By assessing sensitivity to changes on a percentage basis, it does not matter what units are used in the variable measurements. We could have constructed our demand function with a price measurement in cents or euros, and the price elasticity would have been the same. Also, if we wanted to compare the price elasticity of broadband service in this community with the price elasticity of broadband service in a larger community, we could compare the price elasticities directly without any need for further adjustment.

Another important class of elasticities is the response of demand to changes in income, or the **income elasticity**. For our broadband example, if we were to calculate the income elasticity at the same point where we calculated the price elasticity, we would have found an elasticity of 0.33. The interpretation of this value is as follows: For an increase of 1% in income levels, demand for broadband will increase by 0.33%.

When income elasticity of a product is greater than one, we call the product a **cyclic good**. The adjective “cyclic” suggests that this demand is sensitive to changes in the business cycle and will generally change more on a percentage basis than income levels.
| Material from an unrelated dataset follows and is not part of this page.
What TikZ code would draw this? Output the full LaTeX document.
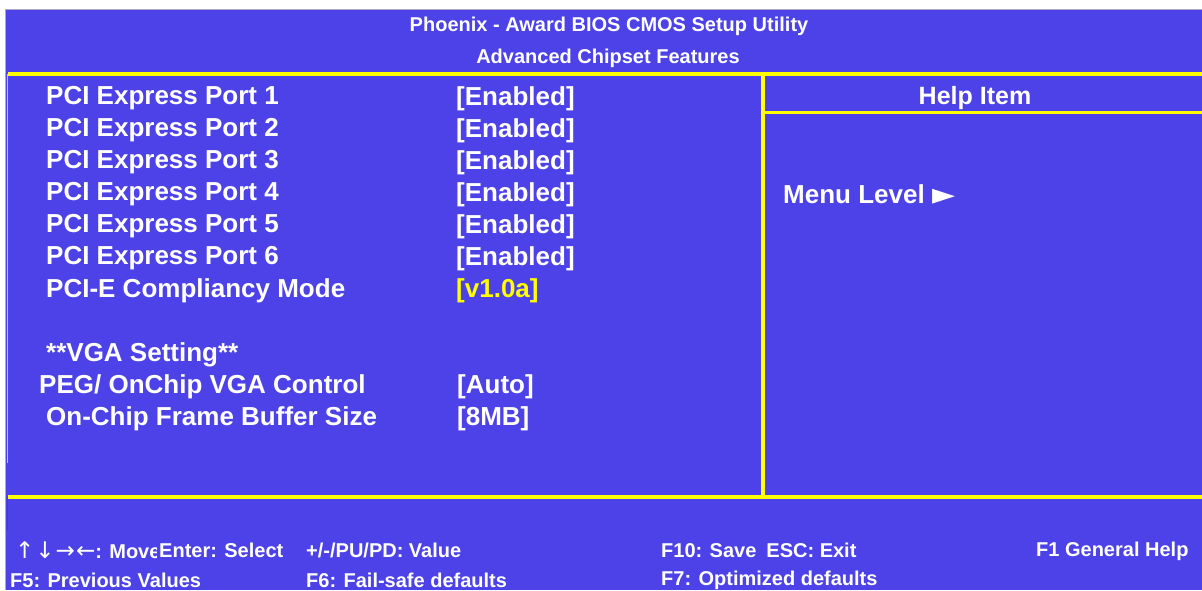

Luxury goods that customers can do without in hard economic times often fall in this category.

When income elasticity is between zero and one, we call the product a **noncyclic good**. Our broadband service falls in this category. The demand for noncyclic goods tends to move up and down with income levels, but not as strongly on a percentage basis. Most of the staple goods and services we need are noncyclic.

Normally we would expect demand for a good or service to increase when incomes increase and decrease when incomes decrease, other things being equal. However, there are arguably some exceptions that do not behave this way. Low-cost liquor, which might see increased use in hard economic times, is one of these possible exceptions. When income elasticity is negative, we call the product a **countercyclic good**.

When elasticities are calculated to measure the response of demand to price changes for a different good or service, say either a substitute product or complementary product, we call the calculated value a **cross-price elasticity**. Cross-price elasticities tend to be positive for substitute goods and negative for complementary goods. In our example, the competitor’s service is a substitute good. If we calculate the cross-price elasticity for changes in the competitor’s price on demand for broadband service at the point examined earlier, the result is 0.125.

Elasticities can be calculated for any factor on demand that can be expressed quantitatively. In our example, we could also calculate an advertising elasticity, which has a value of 0.5 at the given settings for the four factors in our demand function. This value indicates that an increase of 1% in our monthly advertising will result in a 0.5% increase in subscribers.

In interpreting and comparing elasticities, it is important to be clear whether the elasticity applies to a single business in a market or to all sellers in a market. Some elasticities, like price elasticities and advertising elasticities, tend to reflect greater sensitivity to changes in the factor when an elasticity is calculated for a single business than when assessed for the total demand for all sellers in a market. For example, we noted earlier that consumers will be unable to decrease gasoline consumption much, at least immediately, even if gasoline prices climb dramatically. This implies that gasoline is very price inelastic. However, this observation really applies to the gasoline industry as a whole. Suppose there was a street intersection in a city that has a gasoline station on every corner selling effectively the same product at about the same price, until one station increases its price dramatically (believing gasoline was highly inelastic to changes in price, so why not), but the other three stations leave their price where it was. If prices were clearly displayed, most customers would avoid the station that tried to increase the price and that station would see nearly all of its business disappear. In this situation where the competitors’ goods are highly substitutable, the price elasticity for a single gasoline station would be very price elastic.